▶ DATA EXCERPTS
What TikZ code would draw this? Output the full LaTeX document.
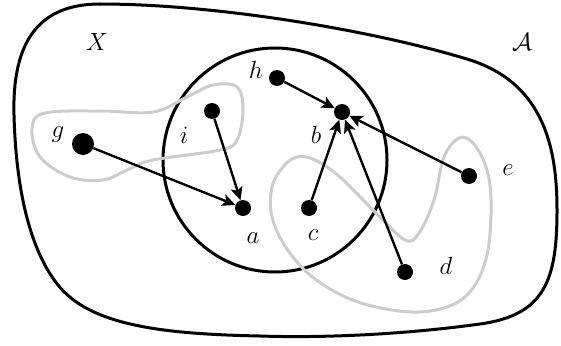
\documentclass[tikz,border=0pt]{standalone}
\usetikzlibrary{arrows.meta}
\begin{document}
\begin{tikzpicture}[x=1pt,y=-1pt,
  dot/.style={circle,fill=black,inner sep=0pt,minimum size=16pt},
  bigdot/.style={circle,fill=black,inner sep=0pt,minimum size=22pt},
  arr/.style={line width=2.4pt,-{Stealth[length=13pt,width=12pt,inset=3pt]}},
  blob/.style={line width=3pt},
  grayblob/.style={line width=3pt,draw=black!20},
  lab/.style={font=\fontsize{25}{30}\selectfont}]
\useasboundingbox (0,0) rectangle (561,345);
% outer region
\draw[blob] (14,115) .. controls (12,40) and (40,4) .. (100,4)
  .. controls (220,4) and (380,32) .. (470,60)
  .. controls (545,84) and (557,150) .. (557,210)
  .. controls (557,280) and (545,315) .. (480,324)
  .. controls (400,335) and (320,338) .. (260,336)
  .. controls (160,334) and (90,325) .. (58,285)
  .. controls (30,250) and (16,190) .. (14,115) -- cycle;
% inner circle
\draw[blob] (275,160) circle (112);
% gray loops
\draw[grayblob] plot[smooth cycle, tension=0.6] coordinates {(32,128) (45,113) (100,111) (153,112) (187,97) (213,85) (237,87) (243,110) (237,140) (220,150) (153,160) (127,170) (103,180) (70,177) (40,157)};
\draw[grayblob] plot[smooth cycle, tension=0.6] coordinates {(272,187) (283,167) (297,157) (315,160) (340,177) (376,213) (405,240) (419,233) (434,200) (444,157) (459,138) (473,143) (486,167) (491,200) (488,250) (475,285) (452,305) (412,312) (358,302) (315,279) (287,249) (272,217)};
% points
\node[bigdot] (g) at (83,144) {};
\node[dot] (i) at (212,111) {};
\node[dot] (a) at (243,208) {};
\node[dot] (h) at (277,78) {};
\node[dot] (b) at (342,112) {};
\node[dot] (c) at (309,208) {};
\node[dot] (e) at (469,176) {};
\node[dot] (d) at (405,272) {};
% arrows
\draw[arr] (g) -- (a);
\draw[arr] (i) -- (a);
\draw[arr] (h) -- (b);
\draw[arr] (c) -- (b);
\draw[arr] (e) -- (b);
\draw[arr] (d) -- (b);
% labels
\node[lab] (lX) at (97,42) {$X$};
\node[lab] (lA) at (522,42) {$\mathcal{A}$};
\node[lab] (lg) at (58,135) {$g$};
\node[lab] (li) at (184,135) {$i$};
\node[lab] (lh) at (256,70) {$h$};
\node[lab] (lb) at (316,135) {$b$};
\node[lab] (la) at (253,238) {$a$};
\node[lab] (lc) at (313,235) {$c$};
\node[lab] (le) at (508,170) {$e$};
\node[lab] (ld) at (446,266) {$d$};
\end{tikzpicture}
\end{document}
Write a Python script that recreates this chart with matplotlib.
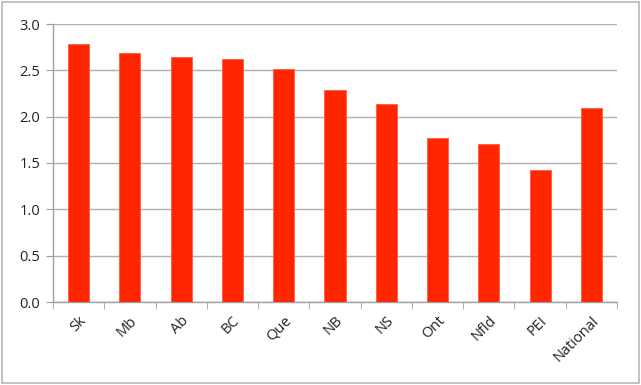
import numpy as np
import matplotlib.pyplot as plt
from matplotlib.patches import Rectangle

regions = ['Sk', 'Mb', 'Ab', 'BC', 'Que', 'NB', 'NS', 'Ont', 'Nfld', 'PEI', 'National']
values = [2.78, 2.69, 2.64, 2.62, 2.51, 2.29, 2.14, 1.77, 1.70, 1.42, 2.09]
yticks = [0.0, 0.5, 1.0, 1.5, 2.0, 2.5, 3.0]

plt.rcParams['font.family'] = ['Open Sans', 'DejaVu Sans']

fig = plt.figure(figsize=(6.41, 3.85), dpi=100, facecolor='white')
ax = fig.add_axes([53/641, 1 - 302/385, (617 - 53)/641, (302 - 24)/385])

x = np.arange(len(regions))
ax.bar(x, values, width=0.41, color='#ff2600', edgecolor='#ff5a40', linewidth=0.6, zorder=3)

ax.set_xlim(-0.5, len(regions) - 0.5)
ax.set_ylim(0, 3.0)
ax.set_yticks(yticks)
ax.set_yticklabels([f'{v:.1f}' for v in yticks], fontsize=10.5, color='#222222')
ax.yaxis.grid(True, color='#b0b0b0', linewidth=1.0, zorder=0)

ax.set_xticks(x)
ax.set_xticklabels(regions, rotation=45, ha='right', rotation_mode='anchor', fontsize=10.5, color='#222222')
ax.tick_params(axis='x', length=0, pad=8)
ax.set_xticks(np.arange(-0.5, len(regions)), minor=True)
ax.tick_params(axis='x', which='minor', length=5, color='#a0a0a0', direction='out')
ax.tick_params(axis='y', length=5, color='#a0a0a0', pad=4)

for s in ['top', 'right']:
    ax.spines[s].set_visible(False)
for s in ['left', 'bottom']:
    ax.spines[s].set_color('#a0a0a0')
    ax.spines[s].set_linewidth(1.0)

fig.patches.append(Rectangle((0.003, 0.004), 0.994, 0.992, transform=fig.transFigure,
                             fill=False, edgecolor='#b8b8b8', linewidth=1.2))

plt.savefig('out.png', dpi=100, facecolor='white')
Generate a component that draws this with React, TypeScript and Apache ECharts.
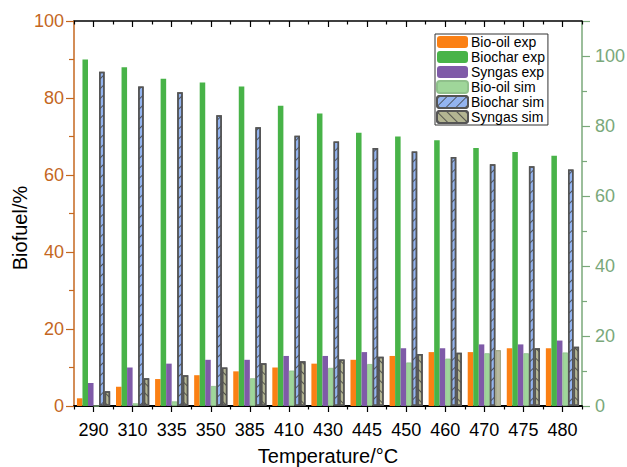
import React, { useEffect, useRef } from "react";
import * as echarts from "echarts";

const categories = ["290", "310", "335", "350", "385", "410", "430", "445", "450", "460", "470", "475", "480"];
const bioOilExp = [2, 5, 7, 8, 9, 10, 11, 12, 13, 14, 14, 15, 15];
const biocharExp = [90, 88, 85, 84, 83, 78, 76, 71, 70, 69, 67, 66, 65];
const syngasExp = [6, 10, 11, 12, 12, 13, 13, 14, 15, 15, 16, 16, 17];
const bioOilSim = [0, 0.7, 1.2, 5.2, 7.2, 9.2, 9.9, 10.9, 11.3, 12.3, 13.7, 13.7, 13.9];
const biocharSim = [86.8, 83.0, 81.5, 75.5, 72.4, 70.2, 68.7, 67.0, 66.1, 64.7, 62.8, 62.3, 61.4];
const syngasSim = [3.8, 7.2, 8.0, 10.0, 11.1, 11.6, 12.1, 12.8, 13.5, 13.8, 14.5, 15.0, 15.4];

const FONT = "Arial, 'Liberation Sans', sans-serif";
const LEFT_COLOR = "#c4671f";
const RIGHT_COLOR = "#7aa87a";

export default function App() {
  const ref = useRef<HTMLDivElement>(null);
  useEffect(() => {
    if (!ref.current) return;
    const chart = echarts.init(ref.current, null, { renderer: "svg" });
    const hatchSlash = {
      symbol: "rect",
      symbolSize: 1,
      color: "rgba(60,60,60,0.8)",
      dashArrayX: [[1, 0]],
      dashArrayY: [1, 6],
      rotation: -Math.PI / 4,
    };
    const hatchBack = { ...hatchSlash, rotation: Math.PI / 4 };
    const mkCatAxis = (pos: string, opts: any) => ({
      type: "category",
      data: categories,
      position: pos,
      boundaryGap: true,
      axisLabel: { show: false },
      splitLine: { show: false },
      ...opts,
    });
    const option: any = {
      animation: false,
      textStyle: { fontFamily: FONT },
      grid: { left: 74, right: 45, top: 21, bottom: 61, containLabel: false, outerBoundsMode: "none" },
      legend: {
        orient: "vertical",
        left: 435,
        top: 34,
        width: 121,
        itemWidth: 31,
        itemHeight: 12,
        itemGap: 1,
        padding: [1, 3, 1, 1],
        borderColor: "#333",
        borderWidth: 1,
        backgroundColor: "#fff",
        textStyle: { fontSize: 14, color: "#000", fontFamily: FONT, padding: [0, 0, 0, -2] },
        data: ["Bio-oil exp", "Biochar exp", "Syngas exp", "Bio-oil sim", "Biochar sim", "Syngas sim"],
      },
      xAxis: [
        mkCatAxis("bottom", {
          name: "Temperature/°C",
          nameLocation: "middle",
          nameGap: 40,
          nameMoveOverlap: false,
          nameTextStyle: { fontSize: 20, color: "#000", fontFamily: FONT },
          axisLine: { show: true, lineStyle: { color: "#000", width: 2 } },
          axisTick: { show: true, alignWithLabel: true, interval: 0, length: 6, lineStyle: { color: "#000", width: 1.2 } },
          axisLabel: { show: true, interval: 0, fontSize: 18, color: "#000", margin: 15, fontFamily: FONT },
        }),
        mkCatAxis("bottom", {
          axisLine: { show: false },
          axisTick: { show: true, interval: 0, length: 3.5, lineStyle: { color: "#000", width: 1.2 } },
        }),
        mkCatAxis("top", {
          axisLine: { show: true, lineStyle: { color: "#000", width: 1.5 } },
          axisTick: { show: true, inside: true, interval: 0, alignWithLabel: true, length: 6, lineStyle: { color: "#000", width: 1.2 } },
        }),
        mkCatAxis("top", {
          axisLine: { show: false },
          axisTick: { show: true, inside: true, interval: 0, length: 3.5, lineStyle: { color: "#000", width: 1.2 } },
        }),
      ],
      yAxis: [
        {
          type: "value",
          position: "left",
          min: 0,
          max: 100,
          interval: 20,
          name: "Biofuel/%",
          nameLocation: "middle",
          nameGap: 44,
          nameMoveOverlap: false,
          nameTextStyle: { fontSize: 20, color: "#000", fontFamily: FONT, padding: [0, 29, 0, 0] },
          axisLine: { show: true, lineStyle: { color: LEFT_COLOR, width: 1.5 } },
          axisTick: { show: true, length: 8, lineStyle: { color: LEFT_COLOR, width: 1.2 } },
          minorTick: { show: true, splitNumber: 2, length: 5, lineStyle: { color: LEFT_COLOR, width: 1.2 } },
          axisLabel: { color: LEFT_COLOR, fontSize: 18, margin: 10, fontFamily: FONT },
          splitLine: { show: false },
          minorSplitLine: { show: false },
        },
        {
          type: "value",
          position: "right",
          min: 0,
          max: 110,
          interval: 20,
          axisLine: { show: true, lineStyle: { color: RIGHT_COLOR, width: 1.5 } },
          axisTick: { show: true, length: 8, lineStyle: { color: RIGHT_COLOR, width: 1.2 } },
          minorTick: { show: true, splitNumber: 2, length: 5, lineStyle: { color: RIGHT_COLOR, width: 1.2 } },
          axisLabel: {
            color: RIGHT_COLOR,
            fontSize: 18,
            margin: 13,
            fontFamily: FONT,
            showMaxLabel: false,
            formatter: (v: number) => (v > 100 ? "" : String(v)),
          },
          splitLine: { show: false },
          minorSplitLine: { show: false },
        },
      ],
      series: [
        {
          name: "Bio-oil exp",
          type: "bar",
          data: bioOilExp,
          barGap: "0%",
          barCategoryGap: "15%",
          itemStyle: { color: "#fb8014" },
        },
        { name: "Biochar exp", type: "bar", data: biocharExp, itemStyle: { color: "#48b348" } },
        { name: "Syngas exp", type: "bar", data: syngasExp, itemStyle: { color: "#7f5aa8" } },
        {
          name: "Bio-oil sim",
          type: "bar",
          data: bioOilSim,
          itemStyle: { color: "#9fd69a", borderColor: "#8fc08b", borderWidth: 0.8 },
        },
        {
          name: "Biochar sim",
          type: "bar",
          data: biocharSim,
          itemStyle: { color: "#93b4f0", borderColor: "#555", borderWidth: 1.5, decal: hatchSlash },
        },
        {
          name: "Syngas sim",
          type: "bar",
          data: syngasSim.map((v, i) =>
            categories[i] === "470"
              ? { value: v, itemStyle: { color: "#b8baa0", borderColor: "#a4a88a", borderWidth: 1, decal: { symbol: "none" } } }
              : v
          ),
          itemStyle: { color: "#b3b592", borderColor: "#555", borderWidth: 1.5, decal: hatchBack },
        },
      ],
    };
    chart.setOption(option);
    return () => chart.dispose();
  }, []);
  return <div ref={ref} style={{ position: "fixed", left: 0, top: 0, width: 627, height: 467, background: "#fff" }} />;
}
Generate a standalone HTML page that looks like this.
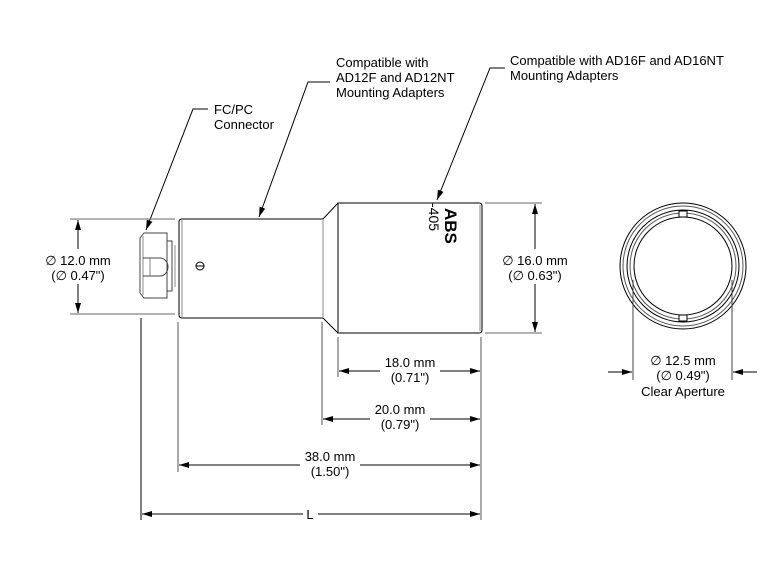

▶ EXERCISE REQUIREMENTS
Start at the line with "Write a Python", stop at the line with "from matplotlib.patches import Rectangle", both lines included, and repeat that span exactly without its pictures.

▶ ANSWER TO THE TASK
Write a Python script that recreates this chart with matplotlib.
import numpy as np
import matplotlib.pyplot as plt
from matplotlib.patches import Rectangle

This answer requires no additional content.